**What to produce**: Leave out the pictures and retype only the lines from the opening line to the line that holds "(0,0) rectangle (750,562);", both ends included.

_ _ _ _ _ _ _

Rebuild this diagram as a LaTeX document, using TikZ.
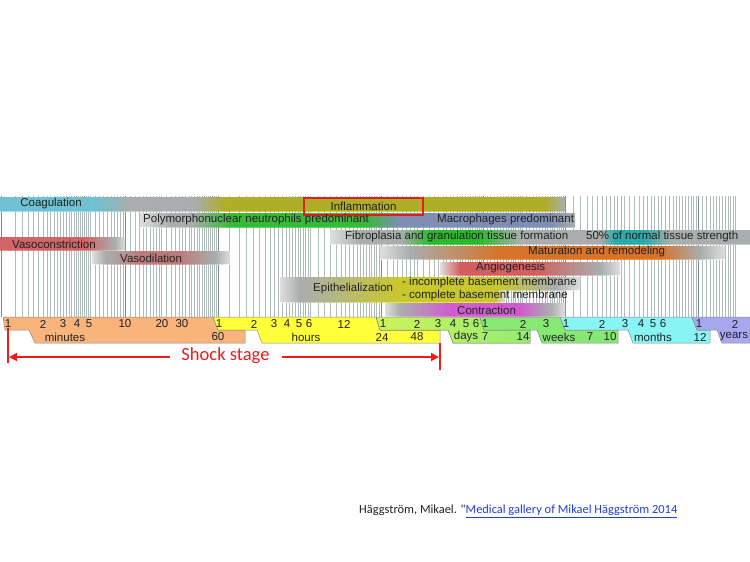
\documentclass[tikz,border=0pt]{standalone}
\usepackage{fontspec}
\setmainfont{Liberation Sans}
\newfontfamily\calibri{Carlito}
\usepackage{tikz}
\usetikzlibrary{arrows.meta}
\definecolor{gridGray}{HTML}{AEBBBB}
\definecolor{gridDark}{HTML}{7E8C8C}
\definecolor{fadeGray}{HTML}{C2C6C6}
\definecolor{coagCol}{HTML}{7EDDF0}
\definecolor{inflamCol}{HTML}{C9C62A}
\definecolor{pmnCol}{HTML}{3ED43E}
\definecolor{macroCol}{HTML}{8EA2CC}
\definecolor{fibroCol}{HTML}{2ED42E}
\definecolor{tealCol}{HTML}{2EC2C2}
\definecolor{matCol}{HTML}{F5822A}
\definecolor{vconCol}{HTML}{F07272}
\definecolor{vdilCol}{HTML}{D88C8C}
\definecolor{angioCol}{HTML}{F06A6A}
\definecolor{epiCol}{HTML}{E6E62E}
\definecolor{contrCol}{HTML}{F066F0}
\definecolor{minCol}{HTML}{F9B47C}
\definecolor{hourCol}{HTML}{FFFF3A}
\definecolor{dayColA}{HTML}{CFF25C}
\definecolor{dayColB}{HTML}{96EC72}
\definecolor{weekCol}{HTML}{88E874}
\definecolor{monthCol}{HTML}{88F4F4}
\definecolor{yearCol}{HTML}{A8A8F0}
\definecolor{unitEdge}{HTML}{8A8A8A}
\definecolor{inkText}{HTML}{222222}
\definecolor{boxRed}{HTML}{E01E1E}
\definecolor{shockRed}{HTML}{EC1C1C}
\definecolor{linkBlue}{HTML}{1F3FD8}

\begin{document}
\begin{tikzpicture}[x=1pt, y=-1pt,
    gridline/.style={gridGray, line width=0.4pt},
    gridmajor/.style={gridDark, line width=0.7pt},
    band/.style={fill opacity=0.85},
    lbl/.style={font=\fontsize{11.5}{12}\selectfont, text=inkText, inner sep=0pt},
    unitbox/.style={draw=unitEdge, line width=0.5pt},
    shockline/.style={shockRed, line width=2.6pt},
    shockarrow/.style={shockRed, line width=1.8pt, -{Triangle[length=8pt,width=8pt]}}]
    \useasboundingbox[fill=white] (0,0) rectangle (750,562);

    % time grid (log scale, one loop per unit)
    \foreach \s in {70,80,...,300,330,360,...,600} {
        \pgfmathsetmacro\gx{7+211*ln(\s/60)/ln(60)}
        \draw[gridline] (\gx,196) -- (\gx,317);
    }
    \foreach \m in {11,...,20,22,24,...,58} {
        \pgfmathsetmacro\gx{7+211*ln(\m)/ln(60)}
        \draw[gridline] (\gx,196) -- (\gx,317);
    }
    \foreach \m in {75,90,...,360,420,480,...,1380} {
        \pgfmathsetmacro\gx{218+163*ln(\m/60)/ln(24)}
        \draw[gridline] (\gx,196) -- (\gx,317);
    }
    \foreach \h in {27,30,...,48,54,60,...,162} {
        \pgfmathsetmacro\gx{381+102*ln(\h/24)/ln(7)}
        \draw[gridline] (\gx,196) -- (\gx,317);
    }
    \foreach \h in {180,192,...,336,360,384,...,696} {
        \pgfmathsetmacro\gx{483+82*ln(\h/168)/ln(4.3)}
        \draw[gridline] (\gx,196) -- (\gx,317);
    }
    \foreach \d in {35,40,...,90,100,110,...,180,195,210,...,345} {
        \pgfmathsetmacro\gx{565+133*ln(\d/30)/ln(12)}
        \draw[gridline] (\gx,196) -- (\gx,317);
    }
    \foreach \m in {13,...,24} {
        \pgfmathsetmacro\gx{698+37*ln(\m/12)/ln(2)}
        \draw[gridline] (\gx,196) -- (\gx,317);
    }
    \foreach \gx in {1,125,218,381,483,565,698}
        \draw[gridmajor] (\gx,196) -- (\gx,317);

    % phase bands
    \foreach \xa/\xb/\ca/\cb in {0/95/coagCol/coagCol, 95/130/coagCol/fadeGray,
        130/195/fadeGray/fadeGray, 195/225/fadeGray/inflamCol,
        225/545/inflamCol/inflamCol, 545/565/inflamCol/fadeGray}
        \fill[band, left color=\ca, right color=\cb] (\xa,197) rectangle (\xb,211);
    \foreach \xa/\xb/\ca/\cb in {140/170/white/fadeGray, 170/190/fadeGray/fadeGray,
        190/230/fadeGray/pmnCol, 230/365/pmnCol/pmnCol, 365/400/pmnCol/macroCol,
        400/550/macroCol/macroCol, 550/575/macroCol/fadeGray}
        \fill[band, left color=\ca, right color=\cb] (\xa,213) rectangle (\xb,227);
    \foreach \xa/\xb/\ca/\cb in {330/360/white/fadeGray, 360/400/fadeGray/fadeGray,
        400/430/fadeGray/fibroCol, 430/480/fibroCol/fibroCol, 480/520/fibroCol/fadeGray,
        520/600/fadeGray/fadeGray, 600/615/fadeGray/tealCol, 615/645/tealCol/tealCol,
        645/670/tealCol/fadeGray, 670/750/fadeGray/fadeGray}
        \fill[band, left color=\ca, right color=\cb] (\xa,230) rectangle (\xb,244);
    \foreach \xa/\xb/\ca/\cb in {0/85/vconCol/vconCol, 85/115/vconCol/fadeGray,
        115/125/fadeGray/white}
        \fill[band, left color=\ca, right color=\cb] (\xa,237) rectangle (\xb,250);
    \foreach \xa/\xb/\ca/\cb in {380/410/white/fadeGray, 410/500/fadeGray/matCol,
        500/660/matCol/matCol, 660/700/matCol/fadeGray, 700/725/fadeGray/white}
        \fill[band, left color=\ca, right color=\cb] (\xa,246) rectangle (\xb,259);
    \foreach \xa/\xb/\ca/\cb in {92/105/white/fadeGray, 105/140/fadeGray/vdilCol,
        140/180/vdilCol/vdilCol, 180/215/vdilCol/fadeGray, 215/230/fadeGray/white}
        \fill[band, left color=\ca, right color=\cb] (\xa,251) rectangle (\xb,264);
    \foreach \xa/\xb/\ca/\cb in {440/460/white/angioCol, 460/535/angioCol/angioCol,
        535/600/angioCol/fadeGray, 600/620/fadeGray/white}
        \fill[band, left color=\ca, right color=\cb] (\xa,262) rectangle (\xb,275);
    \foreach \xa/\xb/\ca/\cb in {280/300/white/fadeGray, 300/400/fadeGray/epiCol,
        400/495/epiCol/epiCol}
        \fill[band, left color=\ca, right color=\cb] (\xa,277) rectangle (\xb,302);
    \foreach \xa/\xb/\ca/\cb in {495/555/epiCol/fadeGray, 555/580/fadeGray/white}
        \fill[band, left color=\ca, right color=\cb] (\xa,277) rectangle (\xb,290);
    \fill[band, left color=epiCol, right color=white] (495,290) rectangle (505,302);
    \foreach \xa/\xb/\ca/\cb in {385/400/white/fadeGray, 400/450/fadeGray/contrCol,
        450/520/contrCol/contrCol, 520/550/contrCol/fadeGray, 550/565/fadeGray/white}
        \fill[band, left color=\ca, right color=\cb] (\xa,303) rectangle (\xb,316);

    % band labels
    \node[lbl] (coag) at (51,204) {Coagulation};
    \node[lbl, draw=boxRed, line width=1.8pt, minimum width=119pt, minimum height=17pt]
        (inflam) at (363.5,206.5) {Inflammation};
    \node[lbl, anchor=west] (pmn) at (143,220) {Polymorphonuclear neutrophils predominant};
    \node[lbl, anchor=west] (macro) at (437,220) {Macrophages predominant};
    \node[lbl, anchor=west] (fibro) at (345,237) {Fibroplasia and granulation tissue formation};
    \node[lbl, anchor=west] (strength) at (586,237) {50\% of normal tissue strength};
    \node[lbl, anchor=west] (vcon) at (12,244) {Vasoconstriction};
    \node[lbl, anchor=west] (mat) at (528,252) {Maturation and remodeling};
    \node[lbl, anchor=west] (vdil) at (120,258) {Vasodilation};
    \node[lbl, anchor=west] (angio) at (476,268) {Angiogenesis};
    \node[lbl, anchor=west] (epi) at (313,289) {Epithelialization};
    \node[lbl, anchor=west] (epiA) at (402,283) {- incomplete basement membrane};
    \node[lbl, anchor=west] (epiB) at (402,296) {- complete basement membrane};
    \node[lbl, anchor=west] (contr) at (457,310) {Contraction};

    % time units
    \filldraw[unitbox, fill=minCol] (3,317) -- (213,317) -- (218,330) -- (245,330)
        -- (245,343) -- (35,343) -- (29,330) -- (5,330) -- cycle;
    \filldraw[unitbox, fill=hourCol] (213,317) -- (376,317) -- (380,330) -- (440,330)
        -- (440,343) -- (262,343) -- (257,330) -- (218,330) -- cycle;
    \filldraw[unitbox, left color=dayColA, right color=dayColB] (376,317) -- (480,317)
        -- (484,330) -- (530,330) -- (530,343) -- (453,343) -- (448,330) -- (380,330) -- cycle;
    \filldraw[unitbox, fill=weekCol] (480,317) -- (560,317) -- (565,330) -- (618,330)
        -- (618,343) -- (542,343) -- (537,330) -- (484,330) -- cycle;
    \filldraw[unitbox, fill=monthCol] (560,317) -- (692,317) -- (697,330) -- (710,330)
        -- (710,343) -- (633,343) -- (628,330) -- (565,330) -- cycle;
    \filldraw[unitbox, fill=yearCol] (692,317) -- (750,317) -- (750,343) -- (722,343)
        -- (717,330) -- (697,330) -- cycle;

    \foreach \x/\t [count=\i] in {8/1, 43/2, 63/3, 77/4, 89/5, 125/10, 162/20, 182/30,
        219/1, 254/2, 274/3, 287/4, 299/5, 309/6, 344/12,
        383/1, 417/2, 438/3, 453/4, 466/5, 476/6,
        485/1, 523/2, 546/3, 566/1, 602/2, 625/3, 641/4, 653/5, 663/6, 699/1, 735/2}
        \node[lbl] (top\i) at (\x,324) {\t};
    \foreach \x/\t [count=\i] in {65/minutes, 218/60, 306/hours, 382/24, 417/48,
        466/days, 485/7, 523/14, 559/weeks, 590/7, 610/10, 653/months, 700/12, 734/years}
        \node[lbl] (low\i) at (\x,337) {\t};

    % shock stage
    \node[text=shockRed, font=\calibri\fontsize{18.5}{20}\selectfont, inner sep=0pt]
        (shock) at (225.5,356) {Shock stage};
    \coordinate (startTop) at (8,328);
    \coordinate (startBot) at (8,363);
    \coordinate (startMid) at (9,357);
    \coordinate (endTop) at (440,343);
    \coordinate (endBot) at (440,370);
    \coordinate (endMid) at (439,357);
    \draw[shockline] (startTop) -- (startBot);
    \draw[shockline] (endTop) -- (endBot);
    \draw[shockarrow] ([xshift=-11pt]shock.west |- startMid) -- (startMid);
    \draw[shockarrow] ([xshift=12pt]shock.east |- endMid) -- (endMid);

    % credit line
    \node[anchor=west, inner sep=0pt, font=\calibri\fontsize{12.4}{14}\selectfont, text=inkText]
        (credit) at (359,511) {Häggström, Mikael. "\textcolor{linkBlue}{\underline{Medical gallery of Mikael Häggström 2014}}};
\end{tikzpicture}
\end{document}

_ _ _ _ _ _ _

**Output**:
Rebuild this diagram as a LaTeX document, using TikZ.
\documentclass[tikz,border=0pt]{standalone}
\usepackage{fontspec}
\setmainfont{Liberation Sans}
\newfontfamily\calibri{Carlito}
\usepackage{tikz}
\usetikzlibrary{arrows.meta}
\definecolor{gridGray}{HTML}{AEBBBB}
\definecolor{gridDark}{HTML}{7E8C8C}
\definecolor{fadeGray}{HTML}{C2C6C6}
\definecolor{coagCol}{HTML}{7EDDF0}
\definecolor{inflamCol}{HTML}{C9C62A}
\definecolor{pmnCol}{HTML}{3ED43E}
\definecolor{macroCol}{HTML}{8EA2CC}
\definecolor{fibroCol}{HTML}{2ED42E}
\definecolor{tealCol}{HTML}{2EC2C2}
\definecolor{matCol}{HTML}{F5822A}
\definecolor{vconCol}{HTML}{F07272}
\definecolor{vdilCol}{HTML}{D88C8C}
\definecolor{angioCol}{HTML}{F06A6A}
\definecolor{epiCol}{HTML}{E6E62E}
\definecolor{contrCol}{HTML}{F066F0}
\definecolor{minCol}{HTML}{F9B47C}
\definecolor{hourCol}{HTML}{FFFF3A}
\definecolor{dayColA}{HTML}{CFF25C}
\definecolor{dayColB}{HTML}{96EC72}
\definecolor{weekCol}{HTML}{88E874}
\definecolor{monthCol}{HTML}{88F4F4}
\definecolor{yearCol}{HTML}{A8A8F0}
\definecolor{unitEdge}{HTML}{8A8A8A}
\definecolor{inkText}{HTML}{222222}
\definecolor{boxRed}{HTML}{E01E1E}
\definecolor{shockRed}{HTML}{EC1C1C}
\definecolor{linkBlue}{HTML}{1F3FD8}

\begin{document}
\begin{tikzpicture}[x=1pt, y=-1pt,
    gridline/.style={gridGray, line width=0.4pt},
    gridmajor/.style={gridDark, line width=0.7pt},
    band/.style={fill opacity=0.85},
    lbl/.style={font=\fontsize{11.5}{12}\selectfont, text=inkText, inner sep=0pt},
    unitbox/.style={draw=unitEdge, line width=0.5pt},
    shockline/.style={shockRed, line width=2.6pt},
    shockarrow/.style={shockRed, line width=1.8pt, -{Triangle[length=8pt,width=8pt]}}]
    \useasboundingbox[fill=white] (0,0) rectangle (750,562);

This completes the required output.